It is with both sadness and trepidation that I have come to read about the recent profit slippages and layoffs at my former employer, IBM. It's been many decades since I was there, but IBM provided me with by first career job — a field engineer fixing IBM equipment in the 1950s. I was with IBM for eight years in five locations; three branch offices, a major factory, and their headquarters on Madison Avenue in New York.

IBM was a wonderful company in those days; solid growth achieved by offering good products, excellent service and never any layoffs. IBM was a bastion of both employee satisfaction and financial stability. It is interesting to note that one of the country's first company-paid-for major medical plans was financed not be the corporation per say, but by the Watson Fund — a fund set up by the CEO.

IBM's situation is much different today. As has been reported recently in the Star Tribune and elsewhere, the company is now plagued with revenue shrinkages, missed earnings estimates and layoffs. Employee satisfaction appears to be diminishing.

Revenue for the latest quarter was down more than 20 percent vs. a year earlier. Profits were off, too.

There may be some evolutionary explanations for IBM's recent slippage. Expertise in computers is now far less rare than earlier. Many people in many countries now possess the important skills of circuitry fabrication, software development, systems design and large scale manufacturing. It is therefore more difficult to maintain exceedingly high profit rates when everyone can do what you do.

But we should wonder if internal strategy and managerial priorities are more responsible for the company's recent problems. IBM has repurchased huge amounts of its stock— roughly $126 billion in recent years.

The heavy stock repurchases, combined with more competitive market conditions, plus a huge amount of intangible assets ($33 billion) have left IBM with a rather fragile balance sheet — especially compared with what it was in former years.

Bankers often look attentively at tangible net worth, which is stated total equity ($19 million in IBM's case) minus the intangible assets ($33 billion) — on the grounds that bankers do not lend money on intangible items. IBM's tangible net worth is therefore a negative $14 billion.

IBM is still big and has relatively high margins. Still we might wonder if IBM has fallen prey to the illusory instincts of financial operators who find it easier to employ financial manipulations than make meaningful long-term investments for a strong future. It is extraordinary for any company buy back $126 billion in stock and perhaps quite negligent to put the company in a position of negative tangible net worth.

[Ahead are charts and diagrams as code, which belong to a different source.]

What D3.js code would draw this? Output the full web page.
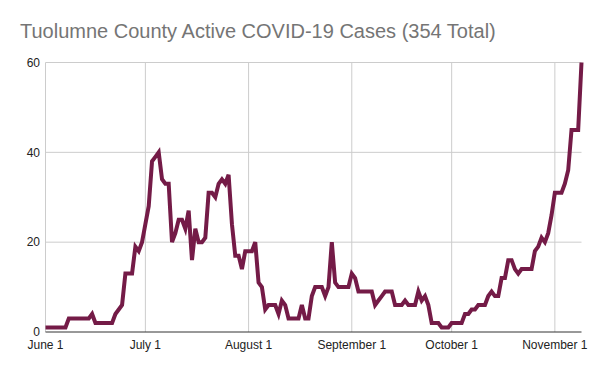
<!DOCTYPE html>
<html>
<head>
<meta charset="utf-8">
<script src="https://cdn.jsdelivr.net/npm/d3@7"></script>
<style>
  body { margin: 0; background: #fff; }
  text { font-family: "Liberation Sans", Arial, sans-serif; }
</style>
</head>
<body>
<div id="chart"></div>
<script>
// 資料
const titleText = "Tuolumne County Active COVID-19 Cases (354 Total)";
const startDate = new Date(2020, 5, 1); // June 1
const activeCases = [
  1, 1, 1, 1, 1, 1, 1, 3, 3, 3, 3, 3, 3, 3, 4, 2, 2, 2, 2, 2, 2, 4, 5, 6, 13, 13, 13, 19, 18, 20,
  24, 28, 38, 39, 40, 34, 33, 33, 20, 22, 25, 25, 23, 27, 16, 23, 20, 20, 21, 31, 31, 30, 33, 34, 33, 35, 24, 17, 17, 14, 18,
  18, 18, 20, 11, 10, 5, 6, 6, 6, 4, 7, 6, 3, 3, 3, 3, 6, 3, 3, 8, 10, 10, 10, 8, 10, 20, 11, 10, 10, 10, 10,
  13, 12, 9, 9, 9, 9, 9, 6, 7, 8, 9, 9, 9, 6, 6, 6, 7, 6, 6, 6, 9, 7, 8, 6, 2, 2, 2, 1, 1, 1,
  2, 2, 2, 2, 4, 4, 5, 5, 6, 6, 6, 8, 9, 8, 8, 12, 12, 16, 16, 14, 13, 14, 14, 14, 14, 18, 19, 21, 20, 22, 26,
  31, 31, 31, 33, 36, 45, 45, 45, 60
];
const tickDates = [
  new Date(2020, 5, 1), new Date(2020, 6, 1), new Date(2020, 7, 1),
  new Date(2020, 8, 1), new Date(2020, 9, 1), new Date(2020, 10, 1)
];
const tickLabels = ["June 1", "July 1", "August 1", "September 1", "October 1", "November 1"];
const yTicks = [0, 20, 40, 60];

const data = activeCases.map((v, i) => ({ date: d3.timeDay.offset(startDate, i), value: v }));

// 尺寸
const width = 600;
const height = 371;
const margin = { top: 62.5, right: 18.5, bottom: 39, left: 45.5 };

const svg = d3.select("#chart")
  .append("svg")
  .attr("width", width)
  .attr("height", height);

const x = d3.scaleTime()
  .domain(d3.extent(data, d => d.date))
  .range([margin.left, width - margin.right]);

const y = d3.scaleLinear()
  .domain([0, 60])
  .range([height - margin.bottom, margin.top]);

// 標題
svg.append("text")
  .attr("x", 20)
  .attr("y", 38)
  .attr("font-size", 20)
  .attr("fill", "#757575")
  .text(titleText);

// 格線
svg.append("g")
  .selectAll("line")
  .data(yTicks.slice(1))
  .join("line")
  .attr("x1", margin.left)
  .attr("x2", width - margin.right)
  .attr("y1", d => y(d))
  .attr("y2", d => y(d))
  .attr("stroke", "#cccccc")
  .attr("stroke-width", 1);

svg.append("g")
  .selectAll("line")
  .data(tickDates)
  .join("line")
  .attr("x1", d => x(d))
  .attr("x2", d => x(d))
  .attr("y1", margin.top)
  .attr("y2", height - margin.bottom)
  .attr("stroke", "#cccccc")
  .attr("stroke-width", 1);

// Y 軸標籤
svg.append("g")
  .selectAll("text")
  .data(yTicks)
  .join("text")
  .attr("x", 40)
  .attr("y", d => y(d))
  .attr("dy", "0.35em")
  .attr("text-anchor", "end")
  .attr("font-size", 12)
  .attr("fill", "#222")
  .text(d => d);

// X 軸標籤
svg.append("g")
  .selectAll("text")
  .data(tickDates)
  .join("text")
  .attr("x", d => x(d))
  .attr("y", 349)
  .attr("text-anchor", "middle")
  .attr("font-size", 12)
  .attr("fill", "#222")
  .text((d, i) => tickLabels[i]);

// 折線
const line = d3.line()
  .x(d => x(d.date))
  .y(d => y(d.value));

svg.append("path")
  .datum(data)
  .attr("d", line)
  .attr("fill", "none")
  .attr("stroke", "#741b47")
  .attr("stroke-width", 4)
  .attr("stroke-linejoin", "miter");

// 底部軸線
svg.append("line")
  .attr("x1", margin.left)
  .attr("x2", width - margin.right)
  .attr("y1", y(0))
  .attr("y2", y(0))
  .attr("stroke", "#333")
  .attr("stroke-width", 1);
</script>
</body>
</html>
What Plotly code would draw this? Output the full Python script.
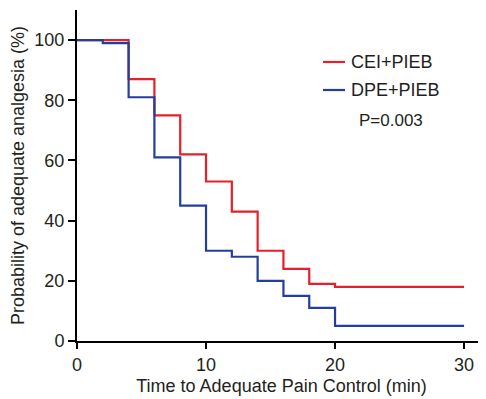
import plotly.graph_objects as go

# Kaplan-Meier style step data (time in min, probability in %)
cei_time = [0, 4, 6, 8, 10, 12, 14, 16, 18, 20, 30]
cei_prob = [100, 87, 75, 62, 53, 43, 30, 24, 19, 18, 18]

dpe_time = [0, 2, 4, 6, 8, 10, 12, 14, 16, 18, 20, 30]
dpe_prob = [100, 99, 81, 61, 45, 30, 28, 20, 15, 11, 5, 5]

x_ticks = [0, 10, 20, 30]
y_ticks = [0, 20, 40, 60, 80, 100]

series_names = ["CEI+PIEB", "DPE+PIEB"]
p_text = "P=0.003"

RED = "#E5202A"
BLUE = "#233F9C"
TXT = "#231f20"
FONT = "Liberation Sans, Arial, sans-serif"

# the page body has an 8px margin, so the figure is sized/offset to compensate
OFF = 8
W, H = 486 - OFF, 399 - OFF
L, R, T, B = 77 - OFF, 0, 10 - OFF, 399 - 341
PW, PH = W - L - R, H - T - B


def px(xpage):
    return (xpage - OFF - L) / PW


def py(ypage):
    return (H - B - (ypage - OFF)) / PH


fig = go.Figure()
fig.add_trace(go.Scatter(x=cei_time, y=cei_prob, mode="lines", name=series_names[0],
                         line=dict(color=RED, width=2.2, shape="hv"), showlegend=False))
fig.add_trace(go.Scatter(x=dpe_time, y=dpe_prob, mode="lines", name=series_names[1],
                         line=dict(color=BLUE, width=2.2, shape="hv"), showlegend=False))

# legend drawn manually to match the reference's short key lines
for name, col, ypix in [(series_names[0], RED, 62), (series_names[1], BLUE, 90)]:
    fig.add_shape(type="line", xref="paper", yref="paper",
                  x0=px(323), x1=px(345), y0=py(ypix), y1=py(ypix),
                  line=dict(color=col, width=2.2))
    fig.add_annotation(xref="paper", yref="paper", x=px(349), y=py(ypix),
                       xanchor="left", yanchor="middle", text=name, showarrow=False,
                       font=dict(size=18, color=TXT, family=FONT))

fig.add_annotation(xref="paper", yref="paper", x=px(391), y=py(120),
                   xanchor="center", yanchor="middle", text=p_text, showarrow=False,
                   font=dict(size=17, color=TXT, family=FONT))

fig.update_layout(
    width=W, height=H,
    margin=dict(l=L, r=R, t=T, b=B, autoexpand=False),
    paper_bgcolor="white", plot_bgcolor="white",
    font=dict(family=FONT, size=18, color=TXT),
    showlegend=False,
    xaxis=dict(range=[0, 31.7], tickvals=x_ticks, showgrid=False, zeroline=False,
               showline=True, linecolor="black", linewidth=2, automargin=False,
               ticks="outside", ticklen=6, tickwidth=2, tickcolor="black",
               tickfont=dict(size=18),
               title=dict(text="Time to Adequate Pain Control (min)", standoff=6,
                          font=dict(size=18))),
    yaxis=dict(range=[0, 110], tickvals=y_ticks, showgrid=False, zeroline=False,
               showline=True, linecolor="black", linewidth=2, automargin=False,
               ticks="outside", ticklen=7, tickwidth=2, tickcolor="black",
               tickfont=dict(size=18),
               title=dict(text="Probability of adequate analgesia (%)", standoff=6,
                          font=dict(size=18))),
)

fig.write_html("out.html")
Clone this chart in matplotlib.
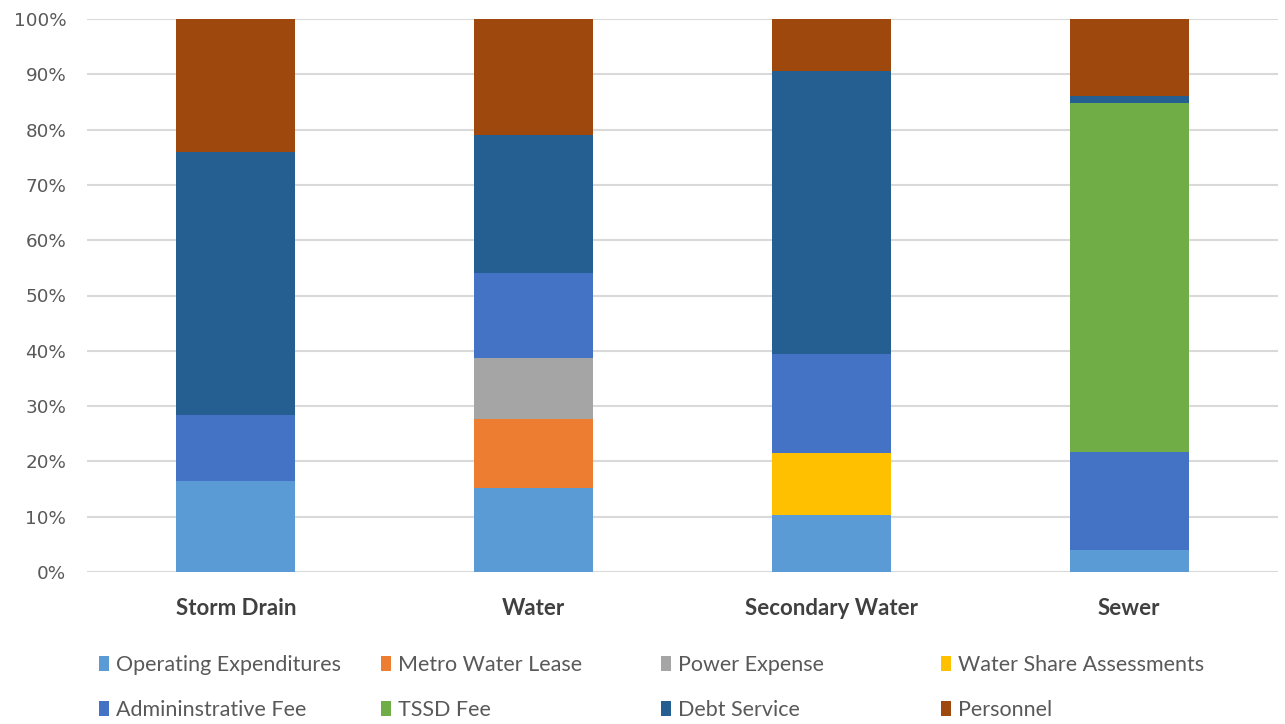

Unfortunately, IBM is not alone in the dubious practice of repurchasing stock as a method of increasing earnings per share. Standard & Poor's 500 corporations repurchased $2.7 trillion of their own stock from 2004 to 2011 and the practice is still on the upswing.

But IBM remains a prominent lead purchaser of its own stock. Some observers have wondered about potential conflicts of interest surfacing when stock repurchases occur in concert with aggressive executive compensation plans closely linked to stock performance and growth in earnings per share.

Others have wondered how on Earth a company can keep doing it financially as they get closer to practical borrowing limits.

Records in the Securities and Exchange Commission's Edgar database have revealed that IBM officers and directors have recently been aggressive sellers of IBM stock. Former CEO Sam Palmisano sold $560 million since July 2011. Current CEO Virginia Rometty sold $66 million. Twenty-four IBM officers and directors reportedly sold or disposed of $1.7 billion worth of IBM stock in less than two years.

Not a bad deal. Get the company to buy back $126 billion in stock, which will make earnings per share grow — even if real progress is medium. Then, incorporate incentive programs so officers and directors can profitably sell or dispose of millions of shares. The only problem is that one of the world's most noble companies ends up with negative tangible net worth and now finds it has to lay people off because they didn't invest enough to keep the company going the way it was.

The question we should all ask is whether this is a good way to build a company or a country, let alone create long-term shareholder value. The economic foundations of our country are built upon the presence of strong, hardworking, creative companies. Perhaps the incentive plans surrounding the repurchase of stock need review.